Dritter wichtiger Aspekt der Betrachtung ist eine Reflexion über die Funktionen und Wirkungsweisen algorithmisch erstellter Diagramme, die bei quantitativen, z.B. korpuslinguistischen Analysen eine besonders wichtige Rolle einnehmen. Der gegenstandskonstituierende Effekt von Diagrammen wird bei digitalen Daten noch deutlicher, da mit der „Verdatung“ von Sprache eine Vielzahl von diagrammatischen Operationen in mathematischen oder geometrischen Räumen möglich werden. Programmieren und digitale Verarbeitung sind deshalb an und für sich mit diagrammatischen Operationen verbunden, unter wissenschaftskultureller Perspektive wird zudem deutlich, dass Praktiken des Programmierens wiederum als Teil wissenschaftlicher diagrammatischer Praxis verstanden werden müssen. Mit einem Blick auf „Coding Cultures“ wird dieser Aspekt herausgearbeitet.

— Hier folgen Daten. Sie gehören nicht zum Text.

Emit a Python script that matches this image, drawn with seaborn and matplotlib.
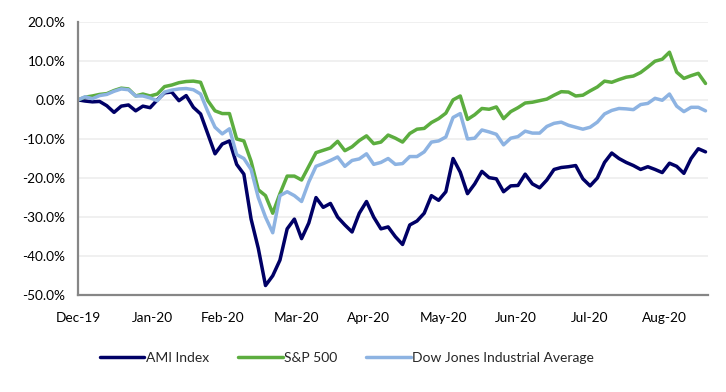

Schließlich wird anhand von drei Fallbeispielen diagrammatische Praxis dargestellt und reflektiert. Es handelt sich um die Visualisierung von „Geokollokationen“ (Verknüpfung von diskursivem Sprachgebrauch und Ort), von narrativen Mustern und von gesprochensprachlicher Interaktion.
Als Fazit wird eine integrierte diagrammatische Methodologie vorgeschlagen, mit der die eigene diagrammatische Praxis verortet und reflektiert werden kann. Sie soll auch dazu verleiten, verstärkt diagrammatische Experimente zu wagen, um herrschende Denkstile zu durchbrechen.